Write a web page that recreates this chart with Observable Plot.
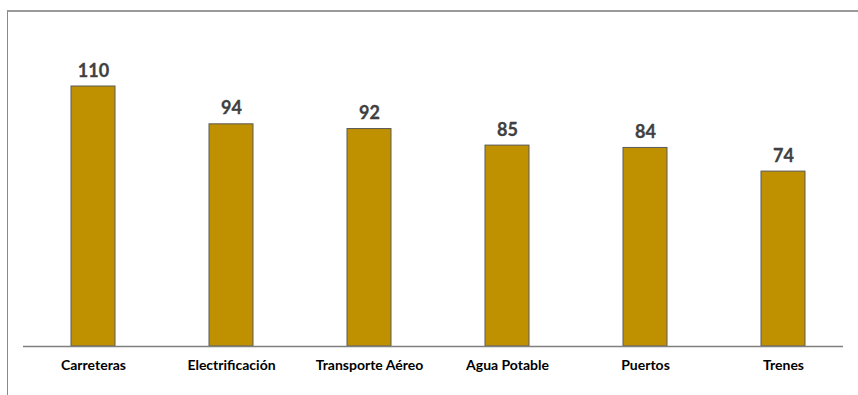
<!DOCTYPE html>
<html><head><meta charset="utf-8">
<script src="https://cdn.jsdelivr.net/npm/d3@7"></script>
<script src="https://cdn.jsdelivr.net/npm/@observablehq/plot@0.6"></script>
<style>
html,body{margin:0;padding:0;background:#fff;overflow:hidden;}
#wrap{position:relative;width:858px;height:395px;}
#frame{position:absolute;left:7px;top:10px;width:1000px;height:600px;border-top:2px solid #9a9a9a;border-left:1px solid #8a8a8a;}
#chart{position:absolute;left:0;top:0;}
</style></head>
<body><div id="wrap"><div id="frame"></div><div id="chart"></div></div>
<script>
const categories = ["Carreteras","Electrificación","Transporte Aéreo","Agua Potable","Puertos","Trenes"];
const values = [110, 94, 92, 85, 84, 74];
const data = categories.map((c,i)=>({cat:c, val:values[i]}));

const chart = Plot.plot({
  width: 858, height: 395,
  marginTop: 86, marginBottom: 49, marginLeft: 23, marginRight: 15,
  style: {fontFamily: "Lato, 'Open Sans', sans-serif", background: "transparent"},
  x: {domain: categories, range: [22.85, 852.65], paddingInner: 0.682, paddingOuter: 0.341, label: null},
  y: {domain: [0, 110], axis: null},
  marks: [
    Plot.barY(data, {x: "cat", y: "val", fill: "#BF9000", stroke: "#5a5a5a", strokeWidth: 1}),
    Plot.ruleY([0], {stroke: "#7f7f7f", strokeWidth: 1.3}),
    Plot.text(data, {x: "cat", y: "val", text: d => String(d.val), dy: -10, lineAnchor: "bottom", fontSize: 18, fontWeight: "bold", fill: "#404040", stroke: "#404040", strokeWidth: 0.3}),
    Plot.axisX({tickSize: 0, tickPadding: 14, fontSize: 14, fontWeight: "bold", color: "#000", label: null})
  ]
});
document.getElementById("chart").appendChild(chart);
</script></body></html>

━━━━

_THE PROBLEM:_ Return the full material word for word. Do not include the pictures.

_EXERCISE OUTPUT:_
Write a web page that recreates this chart with Observable Plot.
<!DOCTYPE html>
<html><head><meta charset="utf-8">
<script src="https://cdn.jsdelivr.net/npm/d3@7"></script>
<script src="https://cdn.jsdelivr.net/npm/@observablehq/plot@0.6"></script>
<style>
html,body{margin:0;padding:0;background:#fff;overflow:hidden;}
#wrap{position:relative;width:858px;height:395px;}
#frame{position:absolute;left:7px;top:10px;width:1000px;height:600px;border-top:2px solid #9a9a9a;border-left:1px solid #8a8a8a;}
#chart{position:absolute;left:0;top:0;}
</style></head>
<body><div id="wrap"><div id="frame"></div><div id="chart"></div></div>
<script>
const categories = ["Carreteras","Electrificación","Transporte Aéreo","Agua Potable","Puertos","Trenes"];
const values = [110, 94, 92, 85, 84, 74];
const data = categories.map((c,i)=>({cat:c, val:values[i]}));

const chart = Plot.plot({
  width: 858, height: 395,
  marginTop: 86, marginBottom: 49, marginLeft: 23, marginRight: 15,
  style: {fontFamily: "Lato, 'Open Sans', sans-serif", background: "transparent"},
  x: {domain: categories, range: [22.85, 852.65], paddingInner: 0.682, paddingOuter: 0.341, label: null},
  y: {domain: [0, 110], axis: null},
  marks: [
    Plot.barY(data, {x: "cat", y: "val", fill: "#BF9000", stroke: "#5a5a5a", strokeWidth: 1}),
    Plot.ruleY([0], {stroke: "#7f7f7f", strokeWidth: 1.3}),
    Plot.text(data, {x: "cat", y: "val", text: d => String(d.val), dy: -10, lineAnchor: "bottom", fontSize: 18, fontWeight: "bold", fill: "#404040", stroke: "#404040", strokeWidth: 0.3}),
    Plot.axisX({tickSize: 0, tickPadding: 14, fontSize: 14, fontWeight: "bold", color: "#000", label: null})
  ]
});
document.getElementById("chart").appendChild(chart);
</script></body></html>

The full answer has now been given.